Apaguemos el televisor y dejemos de escuchar la radio. Que no nos interesen los asuntos de la actualidad. Evitemos las declaraciones de los políticos y de los dirigentes gremiales, que no nos inmute la llamada crónica roja. Liberémonos de la pasión que desatan aquellos que corren tras la pelota y de los polémicos comentarios de quienes se profesionalizan en analizar sus rendimientos. Descolguémonos de la dramática realidad de la que sólo somos víctimas. Frases como éstas, con ese tono y en ese sentido, son comúnmente repetidas por algunos difusores de ciertas corrientes espirituales. El mensaje, que a veces se transmite con características de exhortación, nos convoca básicamente a una situación de abstracción de nuestra cotidianeidad material como si fuera condición indispensable para avanzar en el plano espiritual.
Es un planteo por lo menos llamativo, cuya literal puesta en práctica implicaría el desentendimiento de procesos sociales en los cuales estamos insertos, que nos afectan, nos condicionan a nosotros y a los que amamos, sería un peligroso meterse para adentro desconociendo el contexto en el que se desarrolla nuestra vida. Una actitud que vendría a confirmar el desagrado por lo que nos rodea, que lo rechazamos, nos repele, pero que elegimos dejar que todo siga tal cual. Es tomar el camino que lleva a claudicar la capacidad de propuesta e incidencia; paradojalmente, la forma más efectiva de colaborar con la perpetuación del “sistema”.
Parece un pensamiento mágico que vincula la desactivación de los dispositivos con la posibilidad de que la realidad cambie automáticamente. Algo así como que aquello que no forma parte de mi conocimiento no existe o deja de ser.
Quizás sea más productivo asumir que los recursos materiales que nos ofrece este momento histórico pueden darnos una mano fundamental para la difusión de mensajes que impulsen las búsquedas espirituales y nos acerquen a Dios. Que la coyuntura nos ofrece un cúmulo de herramientas hasta ahora desconocido que deben jugar a favor.
Pero para avanzar en esa línea es imprescindible que nos reconozcamos como mujeres y hombres de este tiempo y que lleguemos a asumir el desafío de ser protagonistas de nuestra historia, tanto de la individual como de la colectiva. Si nos molestan las decisiones que toman los que nos gobiernan no es dejando de escucharlos como van a cambiar. Si las organizaciones sociales no toman el rumbo que esperamos aislarnos de ellas no hará que se reorienten.
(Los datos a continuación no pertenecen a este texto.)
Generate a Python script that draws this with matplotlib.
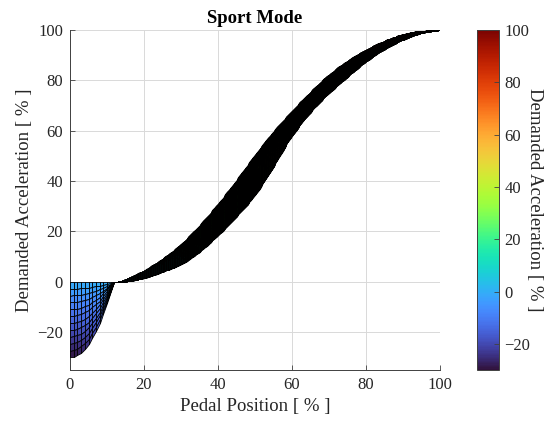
import numpy as np
import matplotlib
matplotlib.use("Agg")
import matplotlib.pyplot as plt
from matplotlib.colors import Normalize
from matplotlib.cm import ScalarMappable

# ---- data (pedal position [%] -> demanded acceleration [%]) ----
pedal_bp = [0, 1, 2, 3, 4, 5, 6, 7, 8, 9, 10, 11, 12, 13, 14, 15,
            20, 25, 30, 35, 40, 45, 50, 55, 60, 65, 70, 75, 80, 85, 90, 95, 100]
# low-speed edge of the map (upper boundary)
accel_low_speed = [0, 0, 0, 0, 0, 0, 0, 0, 0, 0, 0, 0, 0, 0.1, 0.4, 1.0,
                   4.5, 9.2, 15.0, 22.5, 31.0, 40.5, 50.5, 59.8, 67.8, 75.5,
                   82.3, 87.8, 92.2, 95.7, 98.3, 99.7, 100.0]
# high-speed edge of the map (lower boundary)
accel_high_speed = [-30.0, -29.8, -29.2, -28.2, -26.7, -24.8, -22.4, -19.6,
                    -16.3, -12.6, -8.3, -3.6, 0, 0, 0, 0.1,
                    1.5, 4.0, 7.0, 12.0, 18.5, 26.0, 34.5, 46.0, 58.0, 67.5,
                    75.0, 81.5, 87.5, 92.5, 96.2, 98.8, 100.0]
n_speed_rows_neg = 12
n_speed_rows_pos = 80

x_ticks = [0, 20, 40, 60, 80, 100]
y_ticks = [-20, 0, 20, 40, 60, 80, 100]
cbar_ticks = [-20, 0, 20, 40, 60, 80, 100]
clim = (-30, 100)


def pchip(xk, yk, x):
    xk = np.asarray(xk, float)
    yk = np.asarray(yk, float)
    h = np.diff(xk)
    d = np.diff(yk) / h
    m = np.zeros_like(yk)
    for i in range(1, len(xk) - 1):
        if d[i - 1] * d[i] > 0:
            w1 = 2 * h[i] + h[i - 1]
            w2 = h[i] + 2 * h[i - 1]
            m[i] = (w1 + w2) / (w1 / d[i - 1] + w2 / d[i])
    m[0] = d[0]
    m[-1] = d[-1]
    idx = np.clip(np.searchsorted(xk, x, side="right") - 1, 0, len(h) - 1)
    t = (x - xk[idx]) / h[idx]
    h00 = 2 * t**3 - 3 * t**2 + 1
    h10 = t**3 - 2 * t**2 + t
    h01 = -2 * t**3 + 3 * t**2
    h11 = t**3 - t**2
    return h00 * yk[idx] + h10 * h[idx] * m[idx] + h01 * yk[idx + 1] + h11 * h[idx] * m[idx + 1]


plt.rcParams["font.family"] = ["Liberation Serif", "DejaVu Serif"]
plt.rcParams["font.size"] = 12

fig = plt.figure(figsize=(5.47, 4.21), dpi=100)
ax = fig.add_axes([70 / 547, 51 / 421, 370 / 547, 340 / 421])
cax = fig.add_axes([476.5 / 547, 51 / 421, 22.5 / 547, 340 / 421])

norm = Normalize(*clim)
cmap = plt.get_cmap("turbo")


def draw_part(p, nrows, lw):
    w = np.linspace(0, 1, nrows)[:, None]
    lo = pchip(pedal_bp, accel_low_speed, p)
    hi = pchip(pedal_bp, accel_high_speed, p)
    Z = lo[None, :] + w * (hi - lo)[None, :]
    X = np.broadcast_to(p[None, :], Z.shape)
    C = 0.25 * (Z[:-1, :-1] + Z[1:, :-1] + Z[:-1, 1:] + Z[1:, 1:])
    mesh = ax.pcolormesh(X, Z, C, cmap=cmap, norm=norm, shading="flat",
                         edgecolors="k", linewidth=lw, zorder=3, antialiased=True)
    mesh.set_joinstyle("round")
    mesh.set_capstyle("round")
    return mesh


draw_part(np.arange(0, 13.01, 1.0), n_speed_rows_neg, 0.6)
draw_part(np.arange(12, 100.001, 0.5), n_speed_rows_pos, 0.7)

ax.set_xlim(0, 100)
ax.set_ylim(-35, 100)
ax.set_xticks(x_ticks)
ax.set_yticks(y_ticks)
ax.grid(True, color="#d9d9d9", linewidth=0.7, zorder=0)
ax.set_axisbelow(True)
for s in ["top", "right"]:
    ax.spines[s].set_visible(False)
for s in ["left", "bottom"]:
    ax.spines[s].set_color("#404040")
    ax.spines[s].set_linewidth(0.7)
ax.tick_params(direction="in", length=3.5, width=0.6, color="#404040",
               labelcolor="#262626", pad=5, labelsize=12)
ax.set_xlabel("Pedal Position [ % ]", color="#262626", labelpad=4, fontsize=13.5)
ax.set_ylabel("Demanded Acceleration [ % ]", color="#262626", labelpad=3, fontsize=13.5)
ax.set_title("Sport Mode", fontweight="bold", color="#000000", pad=5, fontsize=13.5)

sm = ScalarMappable(norm=norm, cmap=cmap)
cb = fig.colorbar(sm, cax=cax)
cb.set_ticks(cbar_ticks)
cb.outline.set_edgecolor("#404040")
cb.outline.set_linewidth(0.7)
cax.tick_params(direction="in", length=3.5, width=0.6, color="#404040",
                labelcolor="#262626", pad=4, labelsize=12)
cb.set_label("Demanded Acceleration [ % ]", rotation=270, labelpad=9,
             color="#262626", fontsize=13.5)

fig.savefig("out.png", dpi=100)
Desconocer los padecimientos de nuestro pueblo o los logros que celebra no es garantía de nuestra elevación espiritual.
Es cierto que cada cual tiene algunas virtudes y debe cultivarlas y habrá quienes necesiten profundizar en el silencio tomando cierta distancia de la sociedad pero seguro que esa receta no es de aplicación general. Así como se podrían mencionar varios ejemplos de ese desarrollo, de esas formas de vida, también es cierto que la historia nos muestra muchísimos casos de personas que alcanzaron un elevadísimo nivel espiritual sin que jamás se desentendieran de sus entornos; por lo contrario, que buscaron mejorarlos por todos los medios posibles. Jesús es el ejemplo más nítido, al menos para nuestro mundo occidental.
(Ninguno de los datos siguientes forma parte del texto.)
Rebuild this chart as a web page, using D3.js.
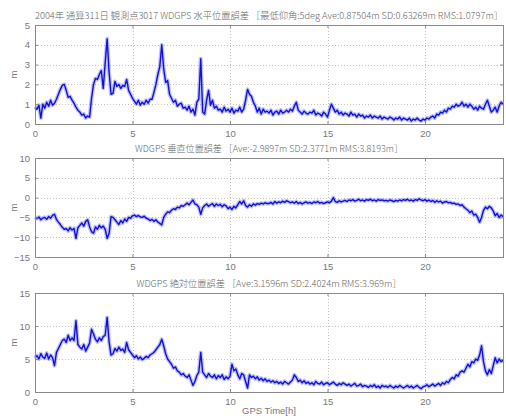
<!DOCTYPE html>
<html><head><meta charset="utf-8">
<script src="https://cdn.jsdelivr.net/npm/d3@7"></script>
<style>body{margin:0;background:#fff;overflow:hidden}</style>
</head><body>
<svg id="c" width="506" height="418"></svg>
<script>
// ---- data (one value every 0.1 h) ----
const sampleStepHours = 0.1;

const horizontalError = [
 0.85,0.75,0.95,0.3,1.0,0.8,1.1,0.9,1.2,0.95,
 1.05,1.25,1.5,1.75,1.95,2.0,1.7,1.35,1.4,1.2,
 1.05,0.85,0.7,0.6,0.45,0.5,0.3,0.4,0.35,1.3,
 2.0,2.3,2.25,2.5,2.7,1.8,3.1,4.3,2.6,1.5,
 1.55,2.15,1.9,2.0,1.8,1.95,1.9,2.25,1.7,1.5,
 1.3,1.15,1.0,1.2,0.95,1.1,1.0,1.2,1.05,1.25,
 1.25,1.6,2.0,2.5,2.9,4.0,2.8,2.1,2.2,1.5,
 1.3,1.1,1.2,0.9,1.0,1.05,0.8,0.85,0.7,0.9,
 0.6,0.75,0.45,1.1,1.25,3.3,0.6,0.5,1.2,1.7,
 0.95,1.2,0.8,0.9,0.7,0.75,0.6,0.85,0.65,0.75,
 0.6,0.8,0.55,0.7,0.65,0.85,0.6,0.75,1.2,1.75,
 1.5,1.4,1.1,0.9,0.6,0.8,0.5,0.75,0.6,0.65,
 0.55,0.7,0.45,0.6,0.65,0.5,0.7,0.55,0.6,0.7,
 0.6,0.75,0.65,0.9,1.1,0.7,0.6,0.5,0.65,0.55,
 0.5,0.6,0.55,0.7,0.45,0.55,0.5,0.4,0.6,0.5,
 0.35,0.7,1.0,0.8,0.6,0.7,0.5,0.6,0.45,0.55,
 0.5,0.4,0.6,0.45,0.5,0.35,0.5,0.4,0.45,0.3,
 0.4,0.35,0.45,0.3,0.4,0.35,0.3,0.4,0.25,0.35,
 0.3,0.25,0.35,0.3,0.2,0.3,0.25,0.35,0.2,0.3,
 0.25,0.2,0.3,0.15,0.25,0.2,0.3,0.2,0.15,0.25,
 0.2,0.3,0.25,0.35,0.4,0.3,0.5,0.45,0.6,0.55,
 0.7,0.6,0.8,0.75,0.9,0.85,1.0,0.9,0.95,1.1,
 0.9,1.0,0.85,1.0,0.9,0.75,0.85,0.7,0.9,0.8,
 0.75,1.0,1.2,0.9,0.6,0.7,0.85,0.6,0.9,1.1,
 1.0
];

const verticalError = [
 -5.0,-5.3,-4.9,-5.6,-5.2,-5.0,-5.5,-4.8,-5.2,-4.5,
 -4.2,-5.5,-6.2,-6.8,-7.5,-8.0,-7.8,-8.4,-7.6,-8.2,
 -7.8,-10.3,-7.6,-7.0,-6.4,-7.2,-6.0,-5.6,-7.4,-8.6,
 -9.0,-7.4,-8.0,-7.0,-7.6,-7.2,-8.0,-10.3,-9.0,-4.8,
 -5.0,-5.6,-6.2,-6.8,-5.8,-6.4,-5.4,-6.0,-5.0,-5.2,
 -4.6,-4.4,-4.8,-4.5,-4.9,-5.0,-4.7,-5.2,-5.4,-5.8,
 -5.5,-6.0,-5.6,-6.2,-6.5,-6.9,-5.0,-4.2,-3.6,-3.8,
 -3.2,-2.8,-3.0,-2.4,-2.6,-2.0,-2.2,-1.8,-1.4,-1.8,
 -1.2,-0.6,-1.6,-1.8,-2.4,-4.2,-2.6,-2.0,-1.6,-2.2,
 -1.8,-1.5,-2.2,-1.6,-2.0,-1.7,-2.3,-1.8,-2.1,-2.8,
 -2.4,-3.0,-2.2,-2.6,-1.8,-1.0,-1.6,-0.8,-2.0,-2.4,
 -1.8,-2.2,-1.6,-1.9,-1.5,-1.7,-1.4,-1.6,-1.3,-1.5,
 -1.5,-1.2,-1.6,-1.0,-1.4,-1.1,-1.3,-0.9,-1.2,-0.8,
 -1.0,-1.3,-1.1,-1.4,-1.0,-1.5,-1.2,-1.6,-1.3,-1.1,
 -1.4,-1.2,-1.5,-1.1,-1.3,-1.0,-1.4,-1.2,-1.5,-1.3,
 -1.1,-1.3,-0.9,0.0,-1.0,-1.2,-0.8,-1.1,-0.9,-0.7,
 -1.0,-0.6,-0.8,-0.5,-0.9,-0.7,-0.4,-0.8,-0.6,-0.9,
 -0.5,-0.7,-0.4,-0.8,-0.6,-0.9,-0.5,-0.7,-0.6,-0.8,
 -0.7,-0.9,-0.6,-0.8,-1.0,-0.7,-0.9,-0.6,-0.8,-0.5,
 -0.7,-0.4,-0.8,-0.6,-0.9,-0.5,-0.7,-0.3,-0.6,-0.8,
 -0.5,-0.9,-0.6,-1.0,-0.7,-1.2,-0.8,-1.1,-0.9,-1.4,
 -1.1,-1.0,-1.3,-1.2,-1.5,-1.4,-1.7,-1.6,-2.0,-1.8,
 -2.4,-2.8,-3.2,-3.8,-3.4,-4.4,-4.2,-5.0,-6.2,-5.0,
 -3.2,-2.4,-2.8,-2.2,-2.6,-3.4,-4.6,-4.0,-5.0,-4.4,
 -4.8
];

const absoluteError = [
 5.2,5.5,5.0,5.8,5.3,5.1,5.9,5.0,5.6,5.2,
 4.0,6.0,6.6,7.2,7.8,8.0,7.5,8.6,7.8,8.2,
 7.8,10.8,7.2,6.8,6.5,7.2,6.2,6.8,7.4,9.5,
 8.8,8.0,7.6,8.2,7.8,8.4,8.6,11.3,7.6,5.6,
 5.8,6.6,6.2,6.8,6.3,6.5,6.0,7.5,6.4,6.0,
 5.6,5.2,5.5,5.0,5.3,4.9,5.1,5.4,5.2,5.6,
 5.8,6.0,6.4,6.8,7.2,8.0,7.0,5.8,5.0,4.6,
 4.2,3.6,3.8,3.2,3.0,2.6,2.8,2.4,2.2,2.6,
 1.8,1.0,1.6,2.5,3.0,6.0,3.0,2.6,2.2,2.8,
 2.4,2.2,2.6,2.0,2.5,2.2,2.6,1.9,2.3,2.0,
 2.4,4.2,3.2,3.5,2.6,2.0,2.8,2.6,1.6,0.6,
 2.6,2.2,2.4,2.0,2.3,1.8,2.1,1.7,2.0,1.6,
 1.8,1.5,1.7,1.4,1.6,1.3,1.5,1.2,1.6,1.4,
 1.2,1.5,1.8,2.6,2.2,1.6,1.8,1.4,1.7,1.3,
 1.5,1.2,1.4,1.1,1.6,1.3,1.2,1.5,1.1,1.3,
 1.4,1.1,1.3,1.5,1.2,1.0,1.3,1.1,1.4,1.2,
 1.0,1.2,0.9,1.1,1.3,0.9,1.0,1.2,0.8,1.0,
 0.9,0.7,1.0,0.8,1.1,0.7,0.9,0.6,1.0,0.8,
 0.9,0.7,1.0,0.8,0.6,0.9,0.7,1.0,0.8,0.6,
 0.8,1.0,0.7,0.9,0.6,0.8,1.0,0.7,0.5,0.8,
 0.9,1.1,0.8,1.0,1.2,0.9,1.1,1.3,1.0,1.4,
 1.2,1.6,1.4,1.9,2.2,2.0,2.6,2.4,3.0,3.2,
 3.0,3.6,4.2,3.8,4.6,4.4,5.0,4.8,5.6,7.0,
 4.6,3.2,2.6,3.4,2.8,4.0,5.2,4.4,5.0,4.6,
 4.8
];

const panelTitles = [
  "2004年 通算311日 観測点3017 WDGPS 水平位置誤差 ［最低仰角:5deg  Ave:0.87504m SD:0.63269m RMS:1.0797m］",
  "WDGPS 垂直位置誤差 ［Ave:-2.9897m SD:2.3771m RMS:3.8193m］",
  "WDGPS 絶対位置誤差 ［Ave:3.1596m SD:2.4024m RMS:3.969m］"
];
const yDomains = [[0, 5], [-15, 10], [0, 15]];
const yTickValues = [[0,1,2,3,4,5], [-15,-10,-5,0,5,10], [0,5,10,15]];
const xDomain = [0, 24];
const xTickValues = [0, 5, 10, 15, 20];
const yLabel = "m";
const xLabel = "GPS Time[h]";

// ---- drawing ----
const series = [horizontalError, verticalError, absoluteError];
const svg = d3.select("#c");
const left = 35, right = 503, plotH = 99;
const tops = [25, 158, 293];
const titleWidths = [468, 268, 265];
const tickFont = "Liberation Sans, Arial, sans-serif";
const cjkFont = "'Noto Sans CJK JP', 'Noto Sans', sans-serif";

const x = d3.scaleLinear().domain(xDomain).range([left, right]);

series.forEach((vals, i) => {
  const top = tops[i], bottom = top + plotH;
  const y = d3.scaleLinear().domain(yDomains[i]).range([bottom, top]);
  const g = svg.append("g");

  // grid
  g.append("g").selectAll("line").data(yTickValues[i].filter(v => v !== yDomains[i][0] && v !== yDomains[i][1]))
    .join("line").attr("x1", left).attr("x2", right)
    .attr("y1", d => Math.round(y(d)) + 0.5).attr("y2", d => Math.round(y(d)) + 0.5)
    .attr("stroke", "#c4c4c4").attr("stroke-width", 1).attr("stroke-dasharray", "1,2");
  g.append("g").selectAll("line").data(xTickValues.filter(v => v !== xDomain[0]))
    .join("line").attr("y1", top).attr("y2", bottom)
    .attr("x1", d => Math.round(x(d)) + 0.5).attr("x2", d => Math.round(x(d)) + 0.5)
    .attr("stroke", "#c4c4c4").attr("stroke-width", 1).attr("stroke-dasharray", "1,2");

  // data line
  const line = d3.line().x((d, k) => x(k * sampleStepHours)).y(d => y(d));
  g.append("path").datum(vals).attr("d", line).attr("fill", "none")
    .attr("stroke", "#7078ee").attr("stroke-width", 4).attr("stroke-opacity", 0.45)
    .attr("stroke-linejoin", "round");
  g.append("path").datum(vals).attr("d", line).attr("fill", "none")
    .attr("stroke", "#1010d8").attr("stroke-width", 1.4).attr("stroke-linejoin", "round");

  // axes (MATLAB style, ticks inside)
  const ax = g.append("g").attr("transform", `translate(0,${bottom})`)
    .call(d3.axisBottom(x).tickValues(xTickValues).tickFormat(d3.format("d")).tickSizeInner(-3).tickSizeOuter(0).tickPadding(6));
  const ay = g.append("g").attr("transform", `translate(${left},0)`)
    .call(d3.axisLeft(y).tickValues(yTickValues[i]).tickFormat(d3.format("d")).tickSizeInner(-3).tickSizeOuter(0).tickPadding(5));
  [ax, ay].forEach(a => {
    a.select(".domain").remove();
    a.selectAll(".tick line").attr("stroke", "#888");
    a.selectAll(".tick text").attr("fill", "#777").style("font-family", tickFont).style("font-size", "9.5px");
  });
  // top/right ticks
  g.append("g").attr("transform", `translate(0,${top})`)
    .call(d3.axisTop(x).tickValues(xTickValues).tickSizeInner(-3).tickSizeOuter(0).tickFormat(""))
    .call(a => { a.select(".domain").remove(); a.selectAll("line").attr("stroke", "#888"); });
  g.append("g").attr("transform", `translate(${right},0)`)
    .call(d3.axisRight(y).tickValues(yTickValues[i]).tickSizeInner(-3).tickSizeOuter(0).tickFormat(""))
    .call(a => { a.select(".domain").remove(); a.selectAll("line").attr("stroke", "#888"); });

  // box
  g.append("rect").attr("x", left + 0.5).attr("y", top + 0.5)
    .attr("width", right - left).attr("height", plotH)
    .attr("fill", "none").attr("stroke", "#8a8a8a").attr("stroke-width", 1);

  // y label
  g.append("text").attr("transform", `translate(17,${(top + bottom) / 2}) rotate(-90)`)
    .attr("text-anchor", "middle").attr("fill", "#777")
    .style("font-family", tickFont).style("font-size", "9.5px").text(yLabel);

  // title
  g.append("text").attr("x", (left + right) / 2).attr("y", top - 6)
    .attr("text-anchor", "middle").attr("fill", "#666")
    .attr("textLength", titleWidths[i]).attr("lengthAdjust", "spacingAndGlyphs")
    .style("font-family", cjkFont).style("font-weight", 300).style("font-size", "9px").text(panelTitles[i]);
});

svg.append("text").attr("x", (left + right) / 2).attr("y", 414)
  .attr("text-anchor", "middle").attr("fill", "#777")
  .style("font-family", tickFont).style("font-size", "9.5px").text(xLabel);
</script>
</body></html>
Denunciar, echar luz, difundir, compartir, hacer saber, aportar, proponer, incidir, no rehuir a nuestras responsabilidades como ciudadanos, trabajar activamente para que las realidades no sean tan duras, combatir la injusticia, dar una mano al que lo necesita, abrazar con amor y honestidad causas dignas son, sin la más mínima duda, oportunidades para crecer internamente.
Que la oración también sea acción. Que tengamos la capacidad de encontrar a Dios en el que camina a nuestro lado y no claudiquemos en el intento de construir un mundo mejor para todos.